Berdasarkan makna Hadis di atas, dapat disimpulkan bahwa konsekuensi berbuat suatu kesalahan yaitu menuntut adanya perbaikan. Perbaikan disini dimaknai dengan sikap taubat. Makna taubat sejatinya adalah menyesali terhadap dosa-dosa yang diperbuat, memohon ampun pada Allah dan berkomitmen untuk tidak terjerumus pada lubang kesalahan yang sama. Rasulullah Saw bersabda:
عَنْ أَبِي هُرَيْرَةَ رَضِيَ اللَّهُ عَنْهُ عَنْ النَّبِيِّ صَلَّى اللَّهُ عَلَيْهِ وَسَلَّمَ أَنَّهُ قَالَ لَا يُلْدَغُ الْمُؤْمِنُ مِنْ جُحْرٍ وَاحِدٍ مَرَّتَيْنِ
“Dari Abu Hurairah Ra. dari Nabi shallallahu ‘alaihi wasallam bahwa beliau bersabda: Orang mukmin tidak akan terperosok dua kali pada satu lobang.” (Shahih al-Bukhari 5668)
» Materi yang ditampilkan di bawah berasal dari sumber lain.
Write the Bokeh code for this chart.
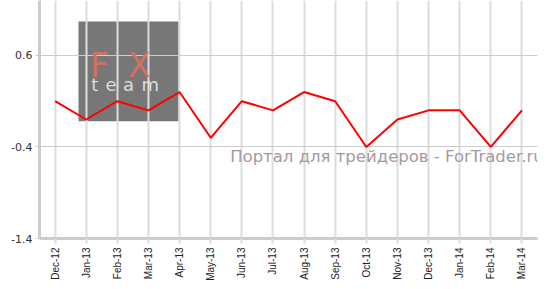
import math
from bokeh.plotting import figure
from bokeh.models import FixedTicker, BoxAnnotation, Label, Range1d
from bokeh.embed import file_html
from bokeh.resources import INLINE

months = ["Dec-12", "Jan-13", "Feb-13", "Mar-13", "Apr-13", "May-13", "Jun-13", "Jul-13",
          "Aug-13", "Sep-13", "Oct-13", "Nov-13", "Dec-13", "Jan-14", "Feb-14", "Mar-14"]
values = [0.1, -0.1, 0.1, 0.0, 0.2, -0.3, 0.1, 0.0,
          0.2, 0.1, -0.4, -0.1, 0.0, 0.0, -0.4, 0.0]
y_ticks = [-1.4, -0.4, 0.6]

p = figure(width=548, height=289, x_range=months, y_range=Range1d(-1.4, 1.2),
           output_backend="svg", toolbar_location=None,
           min_border_left=39, min_border_right=11, min_border_top=0, min_border_bottom=51)
p.outline_line_color = None
p.background_fill_color = "white"
p.border_fill_color = "white"

# logo box (behind grid)
p.add_layout(BoxAnnotation(left=1.253, right=4.466, bottom=-0.119, top=0.971,
                           fill_color="#777777", fill_alpha=1.0, line_alpha=0, level="image"))
for ch, xs in (("F", 1.62), ("X", 2.84)):
    p.add_layout(Label(x=xs, y=0.49, text=ch, text_color="#d3705e", text_font="DejaVu Sans",
                       text_font_size="33px", text_baseline="alphabetic", level="underlay"))
for ch, xs in (("t", 1.66), ("e", 2.12), ("a", 2.68), ("m", 3.28)):
    p.add_layout(Label(x=xs, y=0.285, text=ch, text_color="#dcdcdc", text_font="DejaVu Sans",
                       text_font_size="18px", text_baseline="alphabetic", level="underlay"))

p.line(months, values, line_color="#ff0000", line_width=2)

p.add_layout(Label(x=16.2, y=-0.505, text="Портал для трейдеров - ForTrader.ru",
                   text_color="#a89a9b", text_font="DejaVu Sans", text_font_size="16.5px",
                   text_align="right", text_baseline="middle"))

p.yaxis.ticker = FixedTicker(ticks=y_ticks)
p.yaxis.major_label_overrides = {t: f"{t:.1f}" for t in y_ticks}
p.yaxis.minor_tick_line_color = None
p.yaxis.major_tick_in = 0
p.yaxis.major_tick_out = 4
p.yaxis.major_tick_line_color = "#cccccc"
p.yaxis.axis_line_color = "#cccccc"
p.yaxis.axis_line_width = 3
p.yaxis.major_label_text_font = "DejaVu Sans"
p.yaxis.major_label_text_font_size = "11px"
p.yaxis.major_label_text_color = "#333333"
p.yaxis.major_label_standoff = 3

p.xaxis.major_tick_in = 0
p.xaxis.major_tick_out = 5
p.xaxis.major_tick_line_color = "#dddddd"
p.xaxis.major_tick_line_width = 2
p.xaxis.axis_line_color = "#cccccc"
p.xaxis.axis_line_width = 3
p.xaxis.major_label_orientation = math.pi / 2
p.xaxis.major_label_text_font = "Liberation Sans"
p.xaxis.major_label_text_font_size = "10px"
p.xaxis.major_label_text_color = "#222222"
p.xaxis.major_label_standoff = 4

p.xgrid.grid_line_color = "#dcdcdc"
p.xgrid.grid_line_width = 2
p.ygrid.ticker = FixedTicker(ticks=y_ticks)
p.ygrid.grid_line_color = "#cccccc"
p.ygrid.grid_line_width = 1

open("out.html", "w").write(file_html(p, INLINE))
Bertaubat sebab kesalahan yang telah diperbuat dapat dilakukan dengan cara yang bermacam-macam. Teruntuk kesalahan yang melibatkan hubungan manusia secara horizontal yaitu dalam bermuamalah terhadap sesama manusia, maka dapat dilakukan dengan meminta maaf disamping terlebih dahulu memohon ampunan kepada Allah.